A hefty part of onboarding is ensuring that the new hire receives all the numerous pamphlets and posters that are required by state law, Roberts says. How does this work for remote employees?
Saad replies that whether an employee is working on site or remotely, the requirements around posters and pamphlets are generally the same. In both circumstances, the employer needs to make sure that posters are up in the workplace and that the pamphlets are provided to employees. There’s no provision or exception for remote employees, or anything that explicitly allows for the electronic-only distribution of a pamphlet.
“So those pamphlets, for example, would have to be mailed or otherwise provided in hardcopy fashion to that employee. Now, the handbook — that one is a little bit easier,” she says.

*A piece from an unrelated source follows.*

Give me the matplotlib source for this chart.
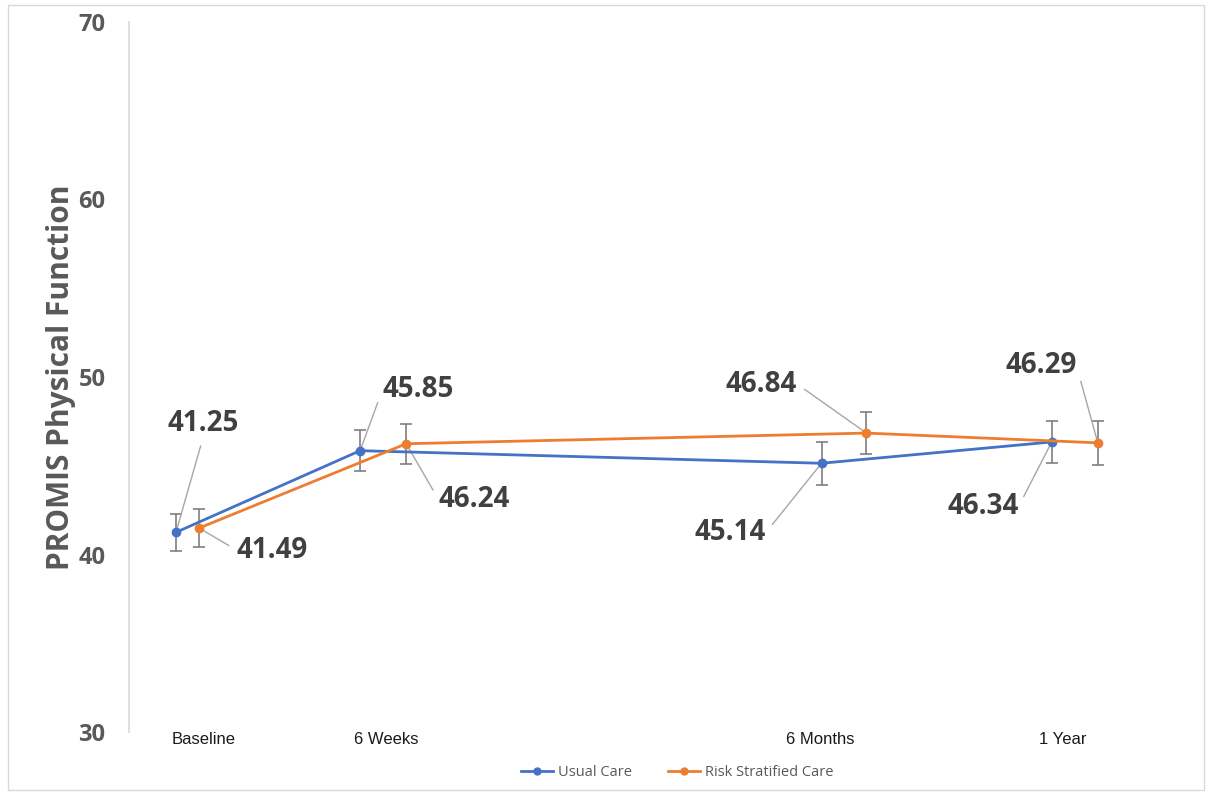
import numpy as np
import matplotlib
matplotlib.use("Agg")
import matplotlib.pyplot as plt
from matplotlib.patches import Rectangle
from matplotlib.lines import Line2D

# time points (tick positions are not evenly spaced)
time_labels = ['Baseline', '6 Weeks', '6 Months', '1 Year']
time_pos = [0.0, 1.0, 3.385, 4.714]

# each series is shifted a little sideways so the error bars don't overlap
usual_x = [-0.154, 0.857, 3.39, 4.654]
usual_y = [41.25, 45.85, 45.14, 46.34]
usual_err = [1.05, 1.15, 1.2, 1.2]

risk_x = [-0.027, 1.11, 3.637, 4.907]
risk_y = [41.49, 46.24, 46.84, 46.29]
risk_err = [1.07, 1.13, 1.2, 1.25]

# label offsets in pixels (dx, dy) and which side the leader line attaches to
usual_off = [(27, 109), (58, 61), (-91, -69), (-69, -65)]
usual_rel = [(0.5, 0), (0, 0.5), (1, 0.5), (1, 0.5)]
risk_off = [(73, -22), (68, -56), (-105, 49), (-57, 77)]
risk_rel = [(0, 0.5), (0, 0.5), (1, 0.5), (1, 0.5)]

blue = '#4472C4'
orange = '#ED7D31'
txt = '#404040'

plt.rcParams['font.family'] = ['Open Sans', 'DejaVu Sans']

fig = plt.figure(figsize=(12.06, 7.95), dpi=100)
ax = fig.add_axes([129/1206, 1-732/795, (1204-129)/1206, (732-22)/795])

ax.errorbar(usual_x, usual_y, yerr=usual_err, color=blue, lw=2, marker='o', ms=6,
            ecolor='#7f7f7f', elinewidth=1.2, capsize=4, capthick=1.2, zorder=3)
ax.errorbar(risk_x, risk_y, yerr=risk_err, color=orange, lw=2, marker='o', ms=6,
            ecolor='#7f7f7f', elinewidth=1.2, capsize=4, capthick=1.2, zorder=3)

def label_points(xs, ys, offs, rels):
    for x, y, (dx, dy), rel in zip(xs, ys, offs, rels):
        ax.annotate(f'{y:.2f}', xy=(x, y), xytext=(dx, dy), textcoords='offset pixels',
                    ha='center', va='center', fontsize=20, fontweight='bold', color=txt,
                    arrowprops=dict(arrowstyle='-', color='#a6a6a6', lw=1, relpos=rel,
                                    shrinkA=4, shrinkB=0))

label_points(usual_x, usual_y, usual_off, usual_rel)
label_points(risk_x, risk_y, risk_off, risk_rel)

ax.set_xlim(-0.412, 5.49)
ax.set_ylim(30, 70)
ax.set_yticks([30, 40, 50, 60, 70])
ax.set_xticks(time_pos)
ax.set_xticklabels(time_labels, family='Liberation Sans', fontsize=12, color='#1a1a1a')
ax.tick_params(axis='x', length=0, pad=0)
ax.tick_params(axis='y', length=0, pad=17, labelsize=17, labelcolor='#595959')
for t in ax.get_yticklabels():
    t.set_fontweight('bold')

for s in ['top', 'right', 'bottom']:
    ax.spines[s].set_visible(False)
ax.spines['left'].set_color('#d9d9d9')
ax.spines['left'].set_linewidth(1.2)

ax.set_ylabel('PROMIS Physical Function', fontsize=21.5, fontweight='bold', color='#595959', labelpad=2)

handles = [Line2D([], [], color=blue, lw=2, marker='o', ms=5),
           Line2D([], [], color=orange, lw=2, marker='o', ms=5)]
ax.legend(handles, ['Usual Care', 'Risk Stratified Care'], loc='upper center',
          bbox_to_anchor=(0.51, -0.028), ncol=2, frameon=False, fontsize=10.5,
          labelcolor='#595959', handlelength=2.2, handletextpad=0.3, columnspacing=2.5)

# thin grey frame around the whole chart
fig.patches.append(Rectangle((8/1206, 1-790/795), 1196/1206, 785/795, transform=fig.transFigure,
                             fill=False, edgecolor='#d9d9d9', lw=1))

fig.savefig('out.png', dpi=100)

There’s always a lot of confusion over whether an employee handbook is even required, Roberts says.
Saad agrees, saying that the good news is that employee handbooks are not currently required in California. This means that an employer can provide it electronically and does not need to provide a hard copy.
While a handbook is not required, it is still a best practice to have one. It’s a great tool for employers to provide their employees with information about the organization’s policies and expectations, she says.
“It’s also a great way to demonstrate compliance with the law in certain areas, because even though a handbook in and of itself isn’t a requirement, what we do have in California is the requirement for certain policies,” she says.
For example, California requires employers to have a written harassment discrimination and retaliation prevention policy; and a lactation accommodation policy (which needs to be provided at the time of hire). There also are other policies employers may include in their handbook, such as those pertaining to protected leaves of absence.
Including these policies in a handbook is a great way to demonstrate your compliance with the law, Saad points out.
Harassment Prevention Training
One of the major highlights on the Hiring Checklist is sexual harassment prevention training, Roberts says.
Employers with five or more employees are required to provide sexual harassment prevention training. Employers are required to provide one hour of training to non-supervisory employees, and two hours of training to supervisors, Saad explains. The training also needs to happen within six months of an employee’s hire or promotion. So, for example, if an employee is being promoted, even if they had previously taken the non-supervisory training, the clock is going to begin ticking for their supervisory training.
The onboarding process is a great time to get harassment prevention training for new hires out of the way, especially given the six-month time period, Saad says.
When an employer is looking for a training program, they should make sure that the program is not just demonstrating obvious inappropriate conduct and is simply checking the boxes in terms of what’s illegal harassment.
The program should go over gray areas, such as unintended comments or offhand remarks that someone could innocently make, but could still unintentionally create a hostile work environment, she stresses.
“These are the types of scenarios and discussions that I think are really valuable for employees to know about and to learn about so that again, they know that they’ve got the support of their employer, they’re working for an employer who cares about these things, and that all of that goes towards morale, productivity and retention,” she says.